Some of the burgers are burgers I’ve already done, and then some are cookbook-exclusive recipes. It’s going to be illustrated just like a Bob’s Burgers episode would be. I’ve seen some of the art for it and it cracks me up. Seeing the illustrations up close, in color—it’s like, this is amazing. I made that burger, and now it’s illustrated.

I saw the illustration for the Human Polenta-pede Burger, and everything about it was perfect. I laughed. That’s true of every illustration in the book.

When you’re not making burgers, you work as an engineer for Honda. Do your colleagues know that you are an amateur chef, and something of an internet celebrity, on the side?

Some of them do. My friends at work, they all know because they’ve eaten most of my burgers, whether they’ve liked them or not. In the beginning especially, they gave a lot of good feedback. One of my friends at work was a Japanese translator, so when I made an enoki mushroom burger [the Enoki Dokie Burger], I called her over to say, “You’ve eaten enoki mushrooms before. How does this taste?”

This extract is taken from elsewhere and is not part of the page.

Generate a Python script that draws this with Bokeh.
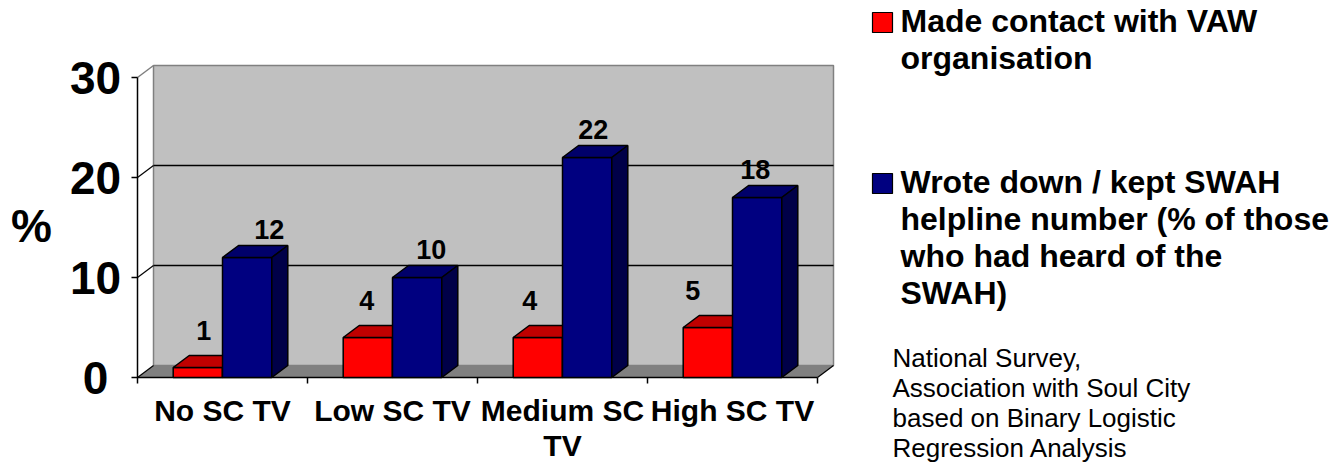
from bokeh.plotting import figure
from bokeh.models import Range1d
from bokeh.core.properties import value
from bokeh.embed import file_html
from bokeh.resources import INLINE

# ---------------- data ----------------
categories = ["No SC TV", "Low SC TV", "Medium SC TV", "High SC TV"]
category_lines = [["No SC TV"], ["Low SC TV"], ["Medium SC", "TV"], ["High SC TV"]]
contact_vaw = [1, 4, 4, 5]
kept_swah = [12, 10, 22, 18]
y_ticks = [0, 10, 20, 30]
y_tick_labels = ["0", "10", "20", "30"]
y_axis_title = "%"
series_names = [
    ["Made contact with VAW", "organisation"],
    ["Wrote down / kept SWAH", "helpline number (% of those", "who had heard of the", "SWAH)"],
]
source_note = ["National Survey,", "Association with Soul City",
               "based on Binary Logistic", "Regression Analysis"]

# ---------------- layout / style ----------------
W, H = 1343, 465
PX_CAT, PX_UNIT = 170.0, 10.0          # pixels per category, per percent
OX, OY = 137.0, 377.0                  # canvas pixel of data origin
x0 = (0 - OX) / PX_CAT
x1 = x0 + W / PX_CAT
y1 = OY / PX_UNIT
y0 = y1 - H / PX_UNIT

def sx(px):
    return (px - OX) / PX_CAT

def sy(py):
    return (OY - py) / PX_UNIT

BASE_FIX = 0.35                          # renderer baseline compensation (em)

def base(py, size):
    """data y for a text whose visual baseline should sit at canvas pixel py"""
    return sy(py - BASE_FIX * size)

DX = 16 / PX_CAT                        # 3D depth offset
DY = 12 / PX_UNIT
BW = 0.29                               # bar width (category units)
YMAX = 30
N = len(categories)

FONT = value("Liberation Sans")
RED, RED_TOP, RED_SIDE = "#FF0000", "#C00000", "#990000"
BLUE, BLUE_TOP, BLUE_SIDE = "#000080", "#00006A", "#000048"

p = figure(width=W, height=H, output_backend="svg", toolbar_location=None,
           x_range=Range1d(x0, x1), y_range=Range1d(y0, y1),
           min_border=0, min_border_left=0, min_border_right=0,
           min_border_top=0, min_border_bottom=0)
p.axis.visible = False
p.grid.visible = False
p.outline_line_color = None
p.background_fill_color = "white"
p.border_fill_color = "white"

# back wall
p.quad(left=[DX], right=[N + DX], bottom=[DY], top=[YMAX + DY],
       fill_color="#C0C0C0", line_color="#808080", line_width=1.5)
# floor
p.patch(x=[0, N, N + DX, DX], y=[0, 0, DY, DY], fill_color="#808080", line_color=None)
p.line(x=[N, N + DX], y=[0, DY], line_color="black", line_width=1.2)

# gridlines on the wall + diagonals to the front axis
grid_vals = [v for v in y_ticks if 0 < v < YMAX]
p.segment(x0=[DX] * len(grid_vals), y0=[v + DY for v in grid_vals],
          x1=[N + DX] * len(grid_vals), y1=[v + DY for v in grid_vals],
          line_color="black", line_width=1.5)
diag_vals = [v for v in y_ticks if v < YMAX]
p.segment(x0=[0] * len(diag_vals), y0=diag_vals, x1=[DX] * len(diag_vals),
          y1=[v + DY for v in diag_vals], line_color="black", line_width=1.2)
p.segment(x0=[0], y0=[YMAX], x1=[DX], y1=[YMAX + DY], line_color="#808080", line_width=1.5)

# axes lines and ticks
p.line(x=[0, 0], y=[0, YMAX], line_color="black", line_width=1.5)
p.line(x=[0, N], y=[0, 0], line_color="black", line_width=1.5)
p.segment(x0=[sx(OX - 6)] * len(y_ticks), y0=y_ticks, x1=[0] * len(y_ticks), y1=y_ticks,
          line_color="black", line_width=1.5)
p.segment(x0=list(range(N + 1)), y0=[0] * (N + 1), x1=list(range(N + 1)),
          y1=[sy(OY + 6)] * (N + 1), line_color="black", line_width=1.5)

# bars (3D)
def bars(lefts, vals, front, top, side):
    rights = [l + BW for l in lefts]
    p.quad(left=lefts, right=rights, bottom=[0] * len(vals), top=vals,
           fill_color=front, line_color="black", line_width=1.5)
    p.patches(xs=[[l, r, r + DX, l + DX] for l, r in zip(lefts, rights)],
              ys=[[v, v, v + DY, v + DY] for v in vals],
              fill_color=top, line_color="black", line_width=1.5)
    p.patches(xs=[[r, r + DX, r + DX, r] for r in rights],
              ys=[[0, DY, v + DY, v] for v in vals],
              fill_color=side, line_color="black", line_width=1.5)

red_left = [i + 0.5 - BW for i in range(N)]
blue_left = [i + 0.5 for i in range(N)]
bars(red_left, contact_vaw, RED, RED_TOP, RED_SIDE)
bars(blue_left, kept_swah, BLUE, BLUE_TOP, BLUE_SIDE)

# data labels (gap above the back edge of each bar top, in px)
LAB = 27
lab_style = dict(text_font=FONT, text_font_style="bold", text_font_size=f"{LAB}px",
                 text_align="center", text_baseline="alphabetic", text_color="black")
fix = BASE_FIX * LAB / PX_UNIT
p.text(x=[l + BW / 2 + (6 - 7 * i) / PX_CAT for i, l in enumerate(red_left)],
       y=[v + DY + 1.6 + fix for v in contact_vaw], text=[str(v) for v in contact_vaw], **lab_style)
p.text(x=[l + BW / 2 + (22 - 8 * i) / PX_CAT for i, l in enumerate(blue_left)],
       y=[v + DY + 0.7 + fix for v in kept_swah], text=[str(v) for v in kept_swah], **lab_style)

# y tick labels
TK = 46
p.text(x=[sx(95)] * len(y_ticks), y=[v - 1.65 + BASE_FIX * TK / PX_UNIT for v in y_ticks],
       text=y_tick_labels,
       text_font=FONT, text_font_style="bold", text_font_size=f"{TK}px",
       text_align="center", text_baseline="alphabetic", text_color="black")
# y axis title
p.text(x=[sx(31)], y=[base(242, TK)], text=[y_axis_title],
       text_font=FONT, text_font_style="bold", text_font_size=f"{TK}px",
       text_align="center", text_baseline="alphabetic", text_color="black")

# category labels
CF = 30
cx, cy, ct = [], [], []
for i, lines in enumerate(category_lines):
    for j, t in enumerate(lines):
        cx.append(i + 0.5)
        cy.append(base(420 + 35 * j, CF))
        ct.append(t)
p.text(x=cx, y=cy, text=ct, text_font=FONT, text_font_style="bold", text_font_size=f"{CF}px",
       text_align="center", text_baseline="alphabetic", text_color="black")

# legend
LF = 32
leg_colors = [RED, BLUE]
leg_first_baseline = [32, 193]
for k, (names, col) in enumerate(zip(series_names, leg_colors)):
    b = leg_first_baseline[k]
    p.quad(left=[sx(872)], right=[sx(892)], bottom=[sy(b)], top=[sy(b - 20)],
           fill_color=col, line_color="black", line_width=1.2)
    p.text(x=[sx(900)] * len(names), y=[base(b + 37 * j, LF) for j in range(len(names))],
           text=names, text_font=FONT, text_font_style="bold", text_font_size=f"{LF}px",
           text_align="left", text_baseline="alphabetic", text_color="black")

# source note
SF = 26
p.text(x=[sx(892)] * len(source_note), y=[base(367 + 30 * j, SF) for j in range(len(source_note))],
       text=source_note, text_font=FONT, text_font_size=f"{SF}px",
       text_align="left", text_baseline="alphabetic", text_color="black")

open("out.html", "w").write(file_html(p, INLINE))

Have you grown as a cook like you set out to when you started the Experiment?

The more complicated recipes I make today are infinitely more complex than what I could’ve done, or would have been comfortable doing, in 2013. There was one that I’ve made, the Every Breath You Tikka Masala Burger—you wouldn’t expect this pairing of beef with tikka masala. You essentially make an entire tikka masala dish and put some on top of a burger.

There’ve been a few others where the burgers have just become a lot more complicated, and the flavors are much more unique. Why are you putting fig jam on a burger? Well, because it’s delicious. Or recently I’ve gotten a big kick out of putting green apple on burgers. That’s not something I’d had before. Apple and honey on a burger—that flavor works really, really well, but you wouldn’t expect it.

It isn’t a Burger of the Day per se, but Bob’s culinary masterpiece is undoubtedly the Meatsiah, the most difficult burger of all time. Have you ever attempted it?

I’ve thought it, but it is impossible. The Meatsiah is beef tartare, inside a hamburger, inside a beef wellington. Beef tartare is raw beef. Cold, raw beef. You can’t put that inside of a cooked hamburger because it’ll cook, and then it isn’t beef tartare. Then, if you put that inside a puff pastry to make a beef wellington out of it, you have to bake that in an oven, which’ll also cook the beef tartare.

I’ve thought about putting it in a syringe and then squirting it into the middle of the hamburger right before you serve it, but I don’t know how well that would work. I might try it one day. I’m still trying to figure that out. It’s not in the cookbook, but it’s definitely my most requested burger. The Meatsiah is only for burger experts.